2.3.3. Climate change

Climate change aggravates the impacts of soil pollution (Figure 20). Climate change exacerbates the frequency and severity of extreme climatic events such as droughts, floods, and dust storms, and also increases the incidence of wildfires (IPCC, 2019). These extreme events contribute to changes in the moisture and temperature regimes of soils and groundwater (Feng, 2016). In addition, depending on the nature of the event, extreme weather can increase rates of movement of soil contaminants via soil erosion (wind or water), soil runoff, leaching and volatilization (Boxall et al., 2010; IPCC, 2019; Jarsjö et al., 2020).

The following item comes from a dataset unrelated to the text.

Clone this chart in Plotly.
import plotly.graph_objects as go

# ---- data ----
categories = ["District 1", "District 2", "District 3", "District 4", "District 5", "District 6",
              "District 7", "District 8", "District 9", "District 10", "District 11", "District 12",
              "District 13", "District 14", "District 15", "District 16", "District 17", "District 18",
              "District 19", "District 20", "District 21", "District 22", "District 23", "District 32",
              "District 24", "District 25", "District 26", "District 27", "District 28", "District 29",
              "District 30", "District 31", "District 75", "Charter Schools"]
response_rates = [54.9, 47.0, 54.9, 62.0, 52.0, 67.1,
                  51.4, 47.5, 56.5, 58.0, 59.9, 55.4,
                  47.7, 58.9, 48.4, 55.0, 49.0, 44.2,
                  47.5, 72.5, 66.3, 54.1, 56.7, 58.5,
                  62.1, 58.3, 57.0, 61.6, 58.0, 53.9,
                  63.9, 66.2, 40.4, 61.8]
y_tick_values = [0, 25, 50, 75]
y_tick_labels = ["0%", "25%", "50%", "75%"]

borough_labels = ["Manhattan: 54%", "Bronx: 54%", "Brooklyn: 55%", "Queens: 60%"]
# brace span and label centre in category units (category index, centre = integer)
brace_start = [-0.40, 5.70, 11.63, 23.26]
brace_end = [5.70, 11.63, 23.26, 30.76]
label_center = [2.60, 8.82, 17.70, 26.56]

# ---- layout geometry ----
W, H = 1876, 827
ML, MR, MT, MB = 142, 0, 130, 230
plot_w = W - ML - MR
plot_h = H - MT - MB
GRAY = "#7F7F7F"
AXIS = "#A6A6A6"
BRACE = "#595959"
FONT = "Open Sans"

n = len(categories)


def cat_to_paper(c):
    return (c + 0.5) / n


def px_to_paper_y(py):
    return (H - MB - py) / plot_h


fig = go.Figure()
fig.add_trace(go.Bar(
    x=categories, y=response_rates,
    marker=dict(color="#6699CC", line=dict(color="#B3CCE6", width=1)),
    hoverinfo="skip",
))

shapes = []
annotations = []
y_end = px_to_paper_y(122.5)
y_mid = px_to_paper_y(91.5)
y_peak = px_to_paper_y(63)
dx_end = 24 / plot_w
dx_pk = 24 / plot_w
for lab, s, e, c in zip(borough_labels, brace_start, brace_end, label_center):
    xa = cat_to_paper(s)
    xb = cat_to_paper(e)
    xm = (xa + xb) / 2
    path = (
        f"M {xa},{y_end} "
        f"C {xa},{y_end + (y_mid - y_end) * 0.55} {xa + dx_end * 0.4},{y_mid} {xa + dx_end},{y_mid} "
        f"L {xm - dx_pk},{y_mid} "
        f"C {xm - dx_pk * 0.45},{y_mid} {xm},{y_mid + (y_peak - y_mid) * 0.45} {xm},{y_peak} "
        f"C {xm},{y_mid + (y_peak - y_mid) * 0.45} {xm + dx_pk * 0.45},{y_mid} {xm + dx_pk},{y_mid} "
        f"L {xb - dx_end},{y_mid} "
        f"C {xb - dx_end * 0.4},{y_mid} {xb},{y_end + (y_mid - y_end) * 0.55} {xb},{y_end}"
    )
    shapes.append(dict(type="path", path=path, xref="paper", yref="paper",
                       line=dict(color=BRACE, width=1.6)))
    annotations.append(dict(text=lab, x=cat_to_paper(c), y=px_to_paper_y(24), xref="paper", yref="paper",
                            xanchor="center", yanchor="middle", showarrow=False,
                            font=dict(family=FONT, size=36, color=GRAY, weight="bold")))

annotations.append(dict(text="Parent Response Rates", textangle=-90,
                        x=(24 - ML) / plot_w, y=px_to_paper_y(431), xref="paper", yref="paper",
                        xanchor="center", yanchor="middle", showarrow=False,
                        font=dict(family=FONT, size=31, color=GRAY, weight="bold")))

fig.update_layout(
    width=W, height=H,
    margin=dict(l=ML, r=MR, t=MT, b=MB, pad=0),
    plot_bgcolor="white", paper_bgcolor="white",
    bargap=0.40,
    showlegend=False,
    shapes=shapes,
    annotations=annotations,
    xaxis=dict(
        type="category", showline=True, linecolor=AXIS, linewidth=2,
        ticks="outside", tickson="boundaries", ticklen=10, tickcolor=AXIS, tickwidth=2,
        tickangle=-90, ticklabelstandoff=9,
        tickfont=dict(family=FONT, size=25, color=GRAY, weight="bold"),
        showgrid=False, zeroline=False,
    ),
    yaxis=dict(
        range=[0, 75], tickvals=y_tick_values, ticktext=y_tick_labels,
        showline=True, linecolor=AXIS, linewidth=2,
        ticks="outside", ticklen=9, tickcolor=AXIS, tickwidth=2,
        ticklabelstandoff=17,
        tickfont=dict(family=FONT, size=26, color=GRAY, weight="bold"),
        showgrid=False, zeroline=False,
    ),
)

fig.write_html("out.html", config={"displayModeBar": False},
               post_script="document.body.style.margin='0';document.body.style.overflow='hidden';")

Figure 20. Climate change exacerbates soil pollution impacts.

Climate change also affects the distribution of living organisms and their biomass, induces community changes and alters crop and pest cycles (Classen et al., 2015; IPCC, 2019). These changes can alter contaminant biotransformation processes to produce more active metabolites or reduce the biomass of soil-dwelling organisms that degrade contaminants (Noyes et al., 2009).

It is widely accepted by the scientific community that the effects of climate change on soils under current use and management will lead to a decrease in SOM, especially in temperate and cold regions but also already depleted agricultural soils in warmer areas (Wiesmeier et al., 2016). Higher inputs of agrochemicals, both pesticides and fertilizers, may be required with the increasing effects of climate change, due to the loss of soil fertility and increased incidence of pests and pathogens in regions previously unaffected by certain pests from warmer environments (Boxall et al., 2010). Depletion of SOM, decrease in plant cover and loss of soil biodiversity can greatly contribute to soil contaminant mobilization (Ondrasek et al., 2019).